» **EXERCISE DETAILS**: Copy out, exactly and without additions, the lines from the one that contains "Generate a web" to the one that contains "const labelY = [117, 351, 339, 256, 102];", both ends included.

» **ENTRIES SHOWN**:

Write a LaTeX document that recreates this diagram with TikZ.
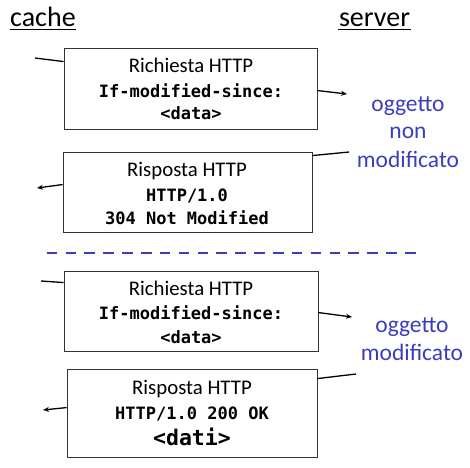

==

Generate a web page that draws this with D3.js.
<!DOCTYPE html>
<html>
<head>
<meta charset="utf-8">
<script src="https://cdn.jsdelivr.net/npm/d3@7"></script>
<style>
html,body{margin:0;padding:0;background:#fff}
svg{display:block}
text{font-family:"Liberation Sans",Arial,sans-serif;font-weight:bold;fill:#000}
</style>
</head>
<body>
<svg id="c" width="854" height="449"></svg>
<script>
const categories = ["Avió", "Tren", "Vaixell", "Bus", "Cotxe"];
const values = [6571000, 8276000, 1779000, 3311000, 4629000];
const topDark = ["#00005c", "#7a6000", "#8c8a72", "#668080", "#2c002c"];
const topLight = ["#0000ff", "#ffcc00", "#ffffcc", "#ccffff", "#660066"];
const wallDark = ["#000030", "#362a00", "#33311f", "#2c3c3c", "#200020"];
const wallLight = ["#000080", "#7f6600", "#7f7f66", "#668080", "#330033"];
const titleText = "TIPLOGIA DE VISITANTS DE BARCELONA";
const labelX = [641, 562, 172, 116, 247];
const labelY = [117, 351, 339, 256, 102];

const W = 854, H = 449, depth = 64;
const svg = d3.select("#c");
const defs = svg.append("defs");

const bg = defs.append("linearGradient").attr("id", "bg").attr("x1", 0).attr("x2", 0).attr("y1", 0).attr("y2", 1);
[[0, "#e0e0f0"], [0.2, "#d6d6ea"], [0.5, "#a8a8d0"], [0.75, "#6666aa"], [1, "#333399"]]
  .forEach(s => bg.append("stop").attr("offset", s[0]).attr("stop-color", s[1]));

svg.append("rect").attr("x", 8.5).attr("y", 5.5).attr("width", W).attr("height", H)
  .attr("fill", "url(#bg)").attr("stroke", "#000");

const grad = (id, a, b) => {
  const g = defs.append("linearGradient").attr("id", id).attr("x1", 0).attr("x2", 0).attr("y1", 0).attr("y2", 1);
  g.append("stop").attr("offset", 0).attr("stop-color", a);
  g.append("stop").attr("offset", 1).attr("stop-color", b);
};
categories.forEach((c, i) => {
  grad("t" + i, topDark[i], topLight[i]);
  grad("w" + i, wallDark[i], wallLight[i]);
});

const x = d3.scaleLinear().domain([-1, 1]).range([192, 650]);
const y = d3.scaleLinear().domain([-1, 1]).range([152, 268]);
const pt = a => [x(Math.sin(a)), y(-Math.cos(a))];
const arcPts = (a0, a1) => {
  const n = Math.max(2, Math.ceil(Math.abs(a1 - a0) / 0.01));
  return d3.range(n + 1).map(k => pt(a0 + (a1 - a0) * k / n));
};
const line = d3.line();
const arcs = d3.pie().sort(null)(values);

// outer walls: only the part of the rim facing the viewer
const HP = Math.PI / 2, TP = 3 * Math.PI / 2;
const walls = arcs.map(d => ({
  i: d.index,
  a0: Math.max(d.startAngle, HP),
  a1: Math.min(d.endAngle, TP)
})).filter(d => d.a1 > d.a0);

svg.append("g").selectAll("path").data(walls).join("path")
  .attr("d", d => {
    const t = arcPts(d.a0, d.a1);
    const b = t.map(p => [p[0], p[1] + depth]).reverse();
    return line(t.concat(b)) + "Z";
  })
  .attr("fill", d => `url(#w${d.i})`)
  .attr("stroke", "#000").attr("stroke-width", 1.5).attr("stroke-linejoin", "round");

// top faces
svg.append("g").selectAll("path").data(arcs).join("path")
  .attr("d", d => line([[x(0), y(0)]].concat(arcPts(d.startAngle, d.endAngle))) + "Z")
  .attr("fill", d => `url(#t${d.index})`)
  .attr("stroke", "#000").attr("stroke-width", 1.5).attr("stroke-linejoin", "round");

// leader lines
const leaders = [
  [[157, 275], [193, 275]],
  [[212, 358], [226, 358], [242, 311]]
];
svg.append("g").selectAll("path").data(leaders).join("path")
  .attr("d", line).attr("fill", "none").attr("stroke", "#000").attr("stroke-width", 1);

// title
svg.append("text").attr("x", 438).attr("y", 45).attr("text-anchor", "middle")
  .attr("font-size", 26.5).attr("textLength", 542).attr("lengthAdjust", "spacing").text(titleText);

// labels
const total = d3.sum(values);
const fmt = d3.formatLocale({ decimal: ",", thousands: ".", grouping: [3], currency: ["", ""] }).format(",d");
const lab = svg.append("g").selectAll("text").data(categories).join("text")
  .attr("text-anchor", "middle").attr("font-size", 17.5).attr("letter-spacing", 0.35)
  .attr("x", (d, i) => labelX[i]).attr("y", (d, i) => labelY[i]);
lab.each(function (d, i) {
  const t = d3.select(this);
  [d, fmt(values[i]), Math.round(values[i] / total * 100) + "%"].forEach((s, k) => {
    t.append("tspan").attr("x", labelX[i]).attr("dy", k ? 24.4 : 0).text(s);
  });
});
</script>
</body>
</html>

» **WRITTEN RESPONSE**:
Generate a web page that draws this with D3.js.
<!DOCTYPE html>
<html>
<head>
<meta charset="utf-8">
<script src="https://cdn.jsdelivr.net/npm/d3@7"></script>
<style>
html,body{margin:0;padding:0;background:#fff}
svg{display:block}
text{font-family:"Liberation Sans",Arial,sans-serif;font-weight:bold;fill:#000}
</style>
</head>
<body>
<svg id="c" width="854" height="449"></svg>
<script>
const categories = ["Avió", "Tren", "Vaixell", "Bus", "Cotxe"];
const values = [6571000, 8276000, 1779000, 3311000, 4629000];
const topDark = ["#00005c", "#7a6000", "#8c8a72", "#668080", "#2c002c"];
const topLight = ["#0000ff", "#ffcc00", "#ffffcc", "#ccffff", "#660066"];
const wallDark = ["#000030", "#362a00", "#33311f", "#2c3c3c", "#200020"];
const wallLight = ["#000080", "#7f6600", "#7f7f66", "#668080", "#330033"];
const titleText = "TIPLOGIA DE VISITANTS DE BARCELONA";
const labelX = [641, 562, 172, 116, 247];
const labelY = [117, 351, 339, 256, 102];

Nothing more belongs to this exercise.